Archive for April 18th, 2009

Dignity prevails in debate

Dignity prevails in debate

| 18/04/2009 | 62 Comments

(CNS): In what will probably come to be remembered as one of the most dignified of the Chamber of Commerce’s candidate district forums, Sandra Catron and Anthony Eden had a mature and sophisticated debate on Thursday evening comprehensively covering a number of important local and national issues. As the insults flew down the road on the hustings of the PPM’s Bodden Town rally, in the Savannah United Church voters heard intelligent discussion.  

Despite being one of the youngest candidates in the election going head-to-head one of the oldest and most experienced, Catron ably held her own as Eden demonstrated why he is one of Cayman’s most respected politicians and Catron one of the most promising. Discussing issues from the civil service to communication in government, the two Bodden Town candidates articulated their agreement and disagreement rationally.

One area of clear disagreement between the two was the issue of Cayman’s constitution. Eden stated that he absolutely supported and encouraged everyone to vote yes. While admitting it was not perfect he used the behaviour of the current governor and the mistakes made in the investigations regarding the police and the judiciary as an example of why there was a desperate need for a new constitutional arrangement to reduce the power of the office.

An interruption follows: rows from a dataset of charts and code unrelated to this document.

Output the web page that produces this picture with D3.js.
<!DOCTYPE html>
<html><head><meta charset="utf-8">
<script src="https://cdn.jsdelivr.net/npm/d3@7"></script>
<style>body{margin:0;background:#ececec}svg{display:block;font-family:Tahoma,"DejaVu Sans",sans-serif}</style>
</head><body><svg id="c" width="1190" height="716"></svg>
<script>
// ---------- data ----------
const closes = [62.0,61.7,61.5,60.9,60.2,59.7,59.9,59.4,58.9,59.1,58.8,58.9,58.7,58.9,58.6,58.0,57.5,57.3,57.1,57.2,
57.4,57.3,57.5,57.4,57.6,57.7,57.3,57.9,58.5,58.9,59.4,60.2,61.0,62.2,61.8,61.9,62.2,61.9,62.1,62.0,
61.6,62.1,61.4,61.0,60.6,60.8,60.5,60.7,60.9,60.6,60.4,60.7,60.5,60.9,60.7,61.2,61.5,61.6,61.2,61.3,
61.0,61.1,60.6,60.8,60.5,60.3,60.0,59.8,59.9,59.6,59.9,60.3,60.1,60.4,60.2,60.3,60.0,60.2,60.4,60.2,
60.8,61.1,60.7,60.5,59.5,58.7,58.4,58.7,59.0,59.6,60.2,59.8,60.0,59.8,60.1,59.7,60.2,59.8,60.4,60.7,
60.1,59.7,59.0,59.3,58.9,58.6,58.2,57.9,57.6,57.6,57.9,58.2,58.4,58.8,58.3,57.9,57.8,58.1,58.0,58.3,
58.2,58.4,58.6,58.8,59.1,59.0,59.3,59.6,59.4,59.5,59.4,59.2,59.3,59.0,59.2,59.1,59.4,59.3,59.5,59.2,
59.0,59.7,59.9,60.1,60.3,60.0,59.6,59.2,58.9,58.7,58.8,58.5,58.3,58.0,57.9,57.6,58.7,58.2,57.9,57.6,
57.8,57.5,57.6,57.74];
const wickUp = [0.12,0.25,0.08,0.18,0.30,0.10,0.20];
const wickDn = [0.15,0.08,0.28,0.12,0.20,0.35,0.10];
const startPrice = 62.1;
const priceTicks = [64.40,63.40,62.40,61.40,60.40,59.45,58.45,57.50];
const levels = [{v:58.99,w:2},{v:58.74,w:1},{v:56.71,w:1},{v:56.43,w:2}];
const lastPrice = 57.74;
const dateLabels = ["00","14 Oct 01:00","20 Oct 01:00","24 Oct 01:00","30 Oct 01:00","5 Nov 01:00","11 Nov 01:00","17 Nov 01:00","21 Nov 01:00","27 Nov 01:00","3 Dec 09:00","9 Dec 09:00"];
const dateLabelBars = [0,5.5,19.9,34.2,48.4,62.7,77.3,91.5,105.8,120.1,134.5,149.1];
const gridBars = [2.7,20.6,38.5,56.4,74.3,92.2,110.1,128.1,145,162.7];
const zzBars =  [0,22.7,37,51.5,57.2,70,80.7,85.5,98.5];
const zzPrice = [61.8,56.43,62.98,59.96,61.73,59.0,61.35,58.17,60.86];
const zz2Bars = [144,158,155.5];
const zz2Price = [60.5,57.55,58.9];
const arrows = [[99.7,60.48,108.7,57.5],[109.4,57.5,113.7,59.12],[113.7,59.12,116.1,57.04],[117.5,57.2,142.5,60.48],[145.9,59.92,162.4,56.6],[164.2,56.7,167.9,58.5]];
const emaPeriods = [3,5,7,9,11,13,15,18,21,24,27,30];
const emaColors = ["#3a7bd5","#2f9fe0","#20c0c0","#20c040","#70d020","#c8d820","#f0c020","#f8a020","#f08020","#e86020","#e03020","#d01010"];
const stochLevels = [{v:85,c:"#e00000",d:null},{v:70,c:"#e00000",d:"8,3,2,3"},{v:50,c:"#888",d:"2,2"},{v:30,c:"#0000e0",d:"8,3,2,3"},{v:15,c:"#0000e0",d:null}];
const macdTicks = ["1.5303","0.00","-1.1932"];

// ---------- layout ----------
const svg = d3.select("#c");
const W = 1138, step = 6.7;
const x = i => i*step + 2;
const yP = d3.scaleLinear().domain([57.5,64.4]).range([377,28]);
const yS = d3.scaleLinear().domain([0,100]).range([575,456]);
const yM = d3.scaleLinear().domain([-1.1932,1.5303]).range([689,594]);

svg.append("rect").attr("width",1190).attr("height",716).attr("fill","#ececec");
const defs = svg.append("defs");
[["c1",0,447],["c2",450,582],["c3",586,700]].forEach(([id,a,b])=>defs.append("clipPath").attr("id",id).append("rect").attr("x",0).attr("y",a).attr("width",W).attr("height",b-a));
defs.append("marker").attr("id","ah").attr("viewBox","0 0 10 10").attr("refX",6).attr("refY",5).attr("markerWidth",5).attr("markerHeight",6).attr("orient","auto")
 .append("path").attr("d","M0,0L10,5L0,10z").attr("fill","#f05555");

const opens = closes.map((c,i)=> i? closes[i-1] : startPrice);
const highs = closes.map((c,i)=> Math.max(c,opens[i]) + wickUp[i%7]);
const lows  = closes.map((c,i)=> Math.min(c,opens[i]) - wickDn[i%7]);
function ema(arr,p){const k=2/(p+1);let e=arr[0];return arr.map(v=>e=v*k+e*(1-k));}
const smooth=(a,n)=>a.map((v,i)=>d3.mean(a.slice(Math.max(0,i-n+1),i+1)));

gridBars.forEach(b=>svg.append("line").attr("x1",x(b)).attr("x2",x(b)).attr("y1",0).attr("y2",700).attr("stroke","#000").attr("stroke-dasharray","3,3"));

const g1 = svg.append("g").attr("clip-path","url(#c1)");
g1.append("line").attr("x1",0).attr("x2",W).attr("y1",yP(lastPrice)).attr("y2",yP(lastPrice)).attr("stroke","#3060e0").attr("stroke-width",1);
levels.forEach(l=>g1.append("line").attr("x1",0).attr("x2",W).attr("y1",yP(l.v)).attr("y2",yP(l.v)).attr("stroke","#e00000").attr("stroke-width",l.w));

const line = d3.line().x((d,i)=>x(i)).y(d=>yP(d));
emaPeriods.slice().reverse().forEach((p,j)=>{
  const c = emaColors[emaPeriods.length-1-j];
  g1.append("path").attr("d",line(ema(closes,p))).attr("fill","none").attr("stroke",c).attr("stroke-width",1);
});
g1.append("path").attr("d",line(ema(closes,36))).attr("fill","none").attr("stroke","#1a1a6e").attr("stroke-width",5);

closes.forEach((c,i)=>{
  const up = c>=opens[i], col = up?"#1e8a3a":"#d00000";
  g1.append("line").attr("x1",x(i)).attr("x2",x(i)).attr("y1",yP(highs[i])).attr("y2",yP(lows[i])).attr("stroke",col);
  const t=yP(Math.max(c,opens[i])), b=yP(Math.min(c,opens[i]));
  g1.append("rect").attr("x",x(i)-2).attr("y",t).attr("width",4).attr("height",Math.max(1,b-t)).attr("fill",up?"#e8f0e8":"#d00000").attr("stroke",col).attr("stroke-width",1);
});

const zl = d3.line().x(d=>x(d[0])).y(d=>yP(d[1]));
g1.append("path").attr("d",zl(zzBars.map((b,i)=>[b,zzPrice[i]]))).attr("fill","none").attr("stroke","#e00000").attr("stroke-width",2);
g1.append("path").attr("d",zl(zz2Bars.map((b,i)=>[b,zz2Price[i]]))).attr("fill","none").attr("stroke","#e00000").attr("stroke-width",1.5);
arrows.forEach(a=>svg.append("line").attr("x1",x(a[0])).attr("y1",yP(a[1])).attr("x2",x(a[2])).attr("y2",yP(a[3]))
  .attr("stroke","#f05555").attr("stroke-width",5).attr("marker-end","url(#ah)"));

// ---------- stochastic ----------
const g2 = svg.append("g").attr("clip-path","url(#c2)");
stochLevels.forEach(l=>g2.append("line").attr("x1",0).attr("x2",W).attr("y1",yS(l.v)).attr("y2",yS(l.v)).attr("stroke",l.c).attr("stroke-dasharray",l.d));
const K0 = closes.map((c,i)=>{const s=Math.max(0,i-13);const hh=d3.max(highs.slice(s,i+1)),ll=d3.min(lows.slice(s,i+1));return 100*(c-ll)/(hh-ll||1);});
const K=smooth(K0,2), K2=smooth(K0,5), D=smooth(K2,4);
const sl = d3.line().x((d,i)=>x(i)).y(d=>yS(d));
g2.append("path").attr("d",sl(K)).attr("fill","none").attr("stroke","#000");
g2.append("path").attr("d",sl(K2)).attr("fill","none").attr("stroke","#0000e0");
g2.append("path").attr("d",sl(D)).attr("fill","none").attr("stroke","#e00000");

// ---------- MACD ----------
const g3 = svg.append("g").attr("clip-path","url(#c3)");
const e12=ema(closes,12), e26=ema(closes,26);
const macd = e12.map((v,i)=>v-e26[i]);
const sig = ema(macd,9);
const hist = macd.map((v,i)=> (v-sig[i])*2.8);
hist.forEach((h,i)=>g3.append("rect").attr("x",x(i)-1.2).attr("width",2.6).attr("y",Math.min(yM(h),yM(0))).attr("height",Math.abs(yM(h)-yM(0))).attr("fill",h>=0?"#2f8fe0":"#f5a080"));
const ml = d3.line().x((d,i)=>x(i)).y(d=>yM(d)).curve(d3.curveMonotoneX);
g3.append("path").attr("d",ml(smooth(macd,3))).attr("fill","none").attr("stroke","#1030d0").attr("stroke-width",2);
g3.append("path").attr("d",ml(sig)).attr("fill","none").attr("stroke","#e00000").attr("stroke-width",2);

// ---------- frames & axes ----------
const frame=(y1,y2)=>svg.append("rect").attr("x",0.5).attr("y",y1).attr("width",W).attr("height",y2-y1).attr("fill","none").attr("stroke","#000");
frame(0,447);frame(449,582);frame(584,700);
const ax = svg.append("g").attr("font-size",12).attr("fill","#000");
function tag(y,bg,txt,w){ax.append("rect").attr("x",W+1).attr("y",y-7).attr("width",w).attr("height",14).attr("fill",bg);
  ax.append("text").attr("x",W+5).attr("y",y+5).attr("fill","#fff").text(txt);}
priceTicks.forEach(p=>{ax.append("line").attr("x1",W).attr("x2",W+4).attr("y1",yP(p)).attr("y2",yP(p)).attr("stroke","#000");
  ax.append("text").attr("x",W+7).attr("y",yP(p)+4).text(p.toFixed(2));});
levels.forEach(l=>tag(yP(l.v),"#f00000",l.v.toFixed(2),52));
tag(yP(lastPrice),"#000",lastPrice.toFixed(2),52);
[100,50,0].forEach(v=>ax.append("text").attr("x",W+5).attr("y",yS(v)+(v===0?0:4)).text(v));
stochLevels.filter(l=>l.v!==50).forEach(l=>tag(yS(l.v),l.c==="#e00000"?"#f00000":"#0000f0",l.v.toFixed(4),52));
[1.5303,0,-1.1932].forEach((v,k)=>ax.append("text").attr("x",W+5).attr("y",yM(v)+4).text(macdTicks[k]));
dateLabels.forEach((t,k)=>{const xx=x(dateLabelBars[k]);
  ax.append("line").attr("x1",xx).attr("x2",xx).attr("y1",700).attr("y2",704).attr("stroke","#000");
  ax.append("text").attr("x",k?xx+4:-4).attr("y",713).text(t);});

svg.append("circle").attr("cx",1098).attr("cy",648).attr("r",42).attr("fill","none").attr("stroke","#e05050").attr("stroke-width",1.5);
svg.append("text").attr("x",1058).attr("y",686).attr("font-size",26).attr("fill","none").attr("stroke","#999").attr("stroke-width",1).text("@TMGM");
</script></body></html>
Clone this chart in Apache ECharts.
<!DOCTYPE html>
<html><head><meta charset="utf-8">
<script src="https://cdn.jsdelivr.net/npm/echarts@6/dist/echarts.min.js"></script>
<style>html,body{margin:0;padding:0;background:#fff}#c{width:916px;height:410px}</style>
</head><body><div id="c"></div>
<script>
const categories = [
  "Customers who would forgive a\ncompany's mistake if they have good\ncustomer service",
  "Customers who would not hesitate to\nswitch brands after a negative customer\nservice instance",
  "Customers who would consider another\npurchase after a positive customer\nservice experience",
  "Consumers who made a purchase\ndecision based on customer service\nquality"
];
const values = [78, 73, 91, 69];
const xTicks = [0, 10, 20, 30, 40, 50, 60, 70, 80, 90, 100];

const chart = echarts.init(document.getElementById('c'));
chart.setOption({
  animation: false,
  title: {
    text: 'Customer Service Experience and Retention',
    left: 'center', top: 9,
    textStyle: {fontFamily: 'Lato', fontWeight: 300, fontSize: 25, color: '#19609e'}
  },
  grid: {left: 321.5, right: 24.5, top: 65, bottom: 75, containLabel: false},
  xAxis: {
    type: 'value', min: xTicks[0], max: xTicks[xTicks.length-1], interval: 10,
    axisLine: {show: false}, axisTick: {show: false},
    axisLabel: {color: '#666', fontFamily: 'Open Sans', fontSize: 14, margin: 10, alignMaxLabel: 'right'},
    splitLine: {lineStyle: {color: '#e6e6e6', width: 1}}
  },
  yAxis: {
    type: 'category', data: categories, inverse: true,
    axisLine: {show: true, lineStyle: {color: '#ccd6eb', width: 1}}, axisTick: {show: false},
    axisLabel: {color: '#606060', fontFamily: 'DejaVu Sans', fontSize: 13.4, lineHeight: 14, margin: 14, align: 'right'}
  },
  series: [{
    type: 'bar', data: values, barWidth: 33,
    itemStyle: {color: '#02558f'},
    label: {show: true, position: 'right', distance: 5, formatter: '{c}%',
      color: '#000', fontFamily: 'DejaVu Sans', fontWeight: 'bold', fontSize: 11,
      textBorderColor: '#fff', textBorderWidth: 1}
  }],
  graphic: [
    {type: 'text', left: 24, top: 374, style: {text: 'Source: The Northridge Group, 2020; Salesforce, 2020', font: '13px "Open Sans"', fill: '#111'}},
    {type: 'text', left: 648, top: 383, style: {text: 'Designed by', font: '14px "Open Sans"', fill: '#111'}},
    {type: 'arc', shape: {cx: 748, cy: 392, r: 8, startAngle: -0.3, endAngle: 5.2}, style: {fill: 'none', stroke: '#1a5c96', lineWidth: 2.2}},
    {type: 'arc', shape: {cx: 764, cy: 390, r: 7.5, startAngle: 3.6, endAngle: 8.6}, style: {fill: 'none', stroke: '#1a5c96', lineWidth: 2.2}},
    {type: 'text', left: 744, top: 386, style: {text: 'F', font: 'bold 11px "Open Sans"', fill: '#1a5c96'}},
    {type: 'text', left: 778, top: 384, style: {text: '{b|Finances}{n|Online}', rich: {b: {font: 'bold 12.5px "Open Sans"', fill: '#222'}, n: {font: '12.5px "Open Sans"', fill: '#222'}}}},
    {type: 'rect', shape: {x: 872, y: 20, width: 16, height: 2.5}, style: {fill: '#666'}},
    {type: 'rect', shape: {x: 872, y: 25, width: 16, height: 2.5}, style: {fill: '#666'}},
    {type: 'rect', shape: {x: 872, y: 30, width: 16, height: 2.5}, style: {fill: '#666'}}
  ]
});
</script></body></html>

“We must do something about the constitution as we can’t let one person have all this power,” Eden said. “I am happy that London agreed that the leader of government business will sit on the National Security Council and in future we would avoid having that one person committing million’s of dollars without consulting the elected officials.”

Catron, however, pointed out that the constant mantra that the constitution was not perfect was what concerned her and she wanted to know why the people should be expected to vote for something considered imperfect.

“I am voting no and the reason is because I have heard people say it is far from perfect and how can we as a people accept something that is far from perfect. What standards are we setting ourselves?” she asked. “I refuse to settle for something that is far from perfect when it is going to govern the people.” She said that the constitution did not treat everyone equally because of the involvement of the church, and she said she believed in the separation of the two. “We should all be treated equally under the constitution.”

Asked what the most pressing environmental issue was, Anthony Eden said litter was a major problem and that tipping and dumping laws need to be enforced. He also described the George Town dump as unbearable for people but he believed his colleague Arden McLean was working diligently on resolving that, which he said he was supporting.

Catron noted that probably the biggest problem when it came to the environment in Cayman was the collective attitude. The fact that we have not established a definitive environmental plan, that we haven’t addressed the dump, that we are not looking at the water shortage which concerns the wider world, that Cayman does not seem concerned about recycling and we are not asking people to approach their consumption from a different perspective were all problematic. She explained that something as simple as 2% of households switching to doing household bills on line would save some 200,000 trees and people were not aware of how much impact little changes can have.

“We need to start educating the population in general in terms of how they at an individual and community level can make a real contribution. We have very few natural resources here in the Cayman Islands and it should be a primary concern to protect it,” she said adding that it was time to start somewhere even if it was just recycling plastics or bottles.

The candidates agreed on rollover, future plans to have civil servants contribute towards their health care, a need for better communication in Cabinet between the governor and the elected officials, and the quality of the Cayman Islands law school. They disagreed about how to tackle serious crime. While Eden said it was time to stop pussyfooting around with the hardened criminals, lamented the loss of the death penalty and called for a need for tougher punishment, Catron noted the long term failure to address the causes of crime. She also said the increase in violence in Cayman was gang related and instead of pretending this was not a problem here, we need to recruit international experts, particularly from LA, who knew how to address this kind of societal issue. She said it was time to take it seriously before it became too big to tackle.

“We don’t have anyone trained to deal with gang violence here,” she said “However, there are those in the US from LA, themselves former gang members, that have devised effective programmes  that help grab these young people from the clutches of gangs and address the problems that lead to them joining.”

The two politicians answered questions on local district issues and both made it clear they were running for office to serve and not for any personal gain. In their closing statements Eden said he was committed to helping the young and old of Bodden Town, and had demonstrated that over the last sixteen years. Whichever future government he served in, he said he would continue to do that. Catron said on May 20 it was between God and the voter who they chose, but she was sitting there because she was asking for one of the Xs. She said when she takes on an issue, as a doer, they would know she would follow through. Catron said she was committed to giving up her business interests and she guaranteed the people of Bodden Town that she would be the hardest working representative in the Legislative Assembly.